ALPHARETTA, Ga. - In 2010 when I was 56 - my PSA count jumped a bit too much for my primary care doctor. I was tested (needle biopsy) and the sample was sent to the lab. It came back positive - with a small number of prostate cancer cells in a couple quadrants. At that point I decided to treat the cancer the radiation/seed route in lieu of surgery or "watch and wait.' I went through the process the day surgery to implant the seeds and then six weeks of radiation. Since then my PSA has dropped significantly like it is supposed to and I am getting on with my life with little to no significant residual side effects. That is my very short summary and what follows is a short list of points that I feel could answer questions for those who are or will be faced with the same illness.
The needle biopsy doesn't hurt. It's not a big deal.

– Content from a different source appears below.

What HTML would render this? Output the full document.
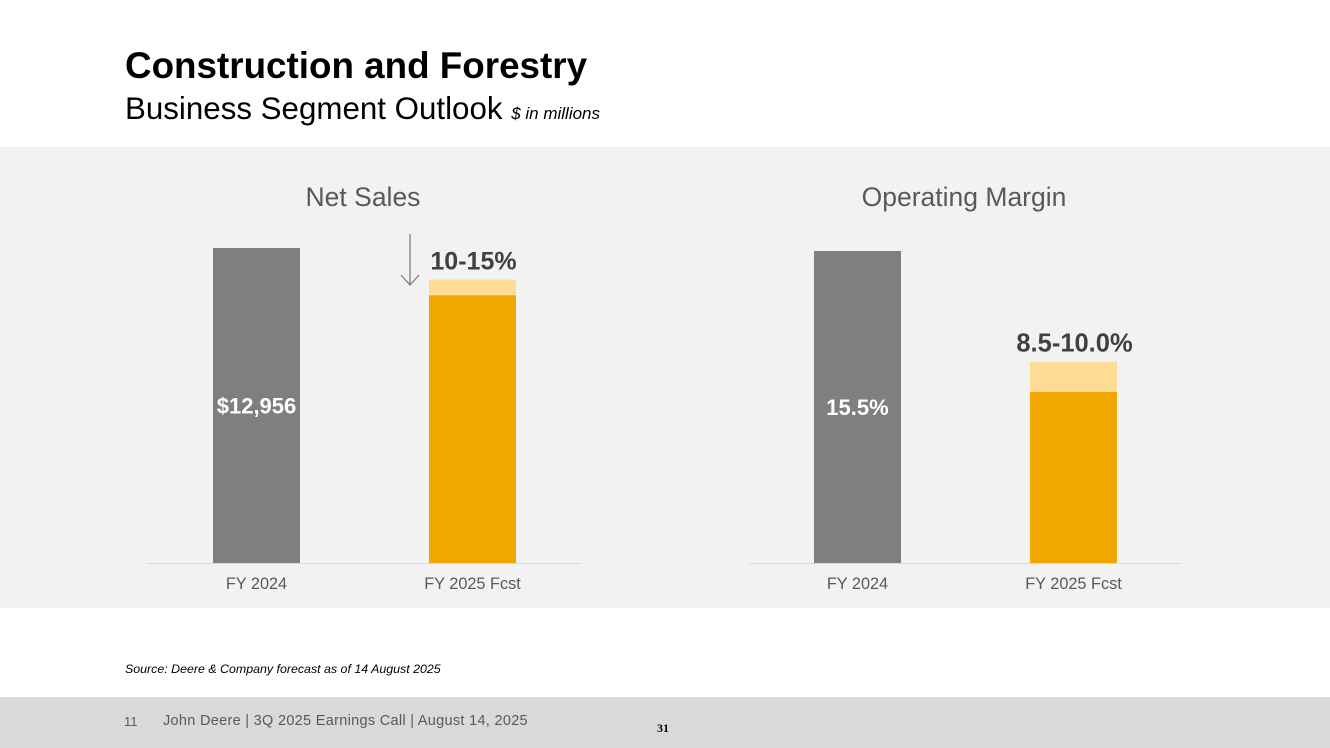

The radiation was no big deal. I didn't lose my hair and really felt few side effects. It doesn't hurt and the sessions last about 15-20 minutes each.
Most folks I have spoken with who did radiation have had to take medication for about the first year or so to help urinate. The radiation essentially destroys the prostrate / urethra including the cancer cells and then the healthy tissue grows back but it takes time.
The first week after the surgery you typically have to use a catheter. That was probably the most aggravating aspect. But within a week that is typically gone.
I didn't spend a lot of time researching alternatives but there are more now including proton therapy which sounds like the least invasive of all treatments. I also know at least two folks who were treated in Jacksonville, Florida.
Once you have had prostate cancer you will be amazed at how many of your friends and people you know have had it also. The numbers are so surprising.
In hindsight, I almost feel guilty writing about prostate cancer because so many of the other cancers and treatments are so much worse.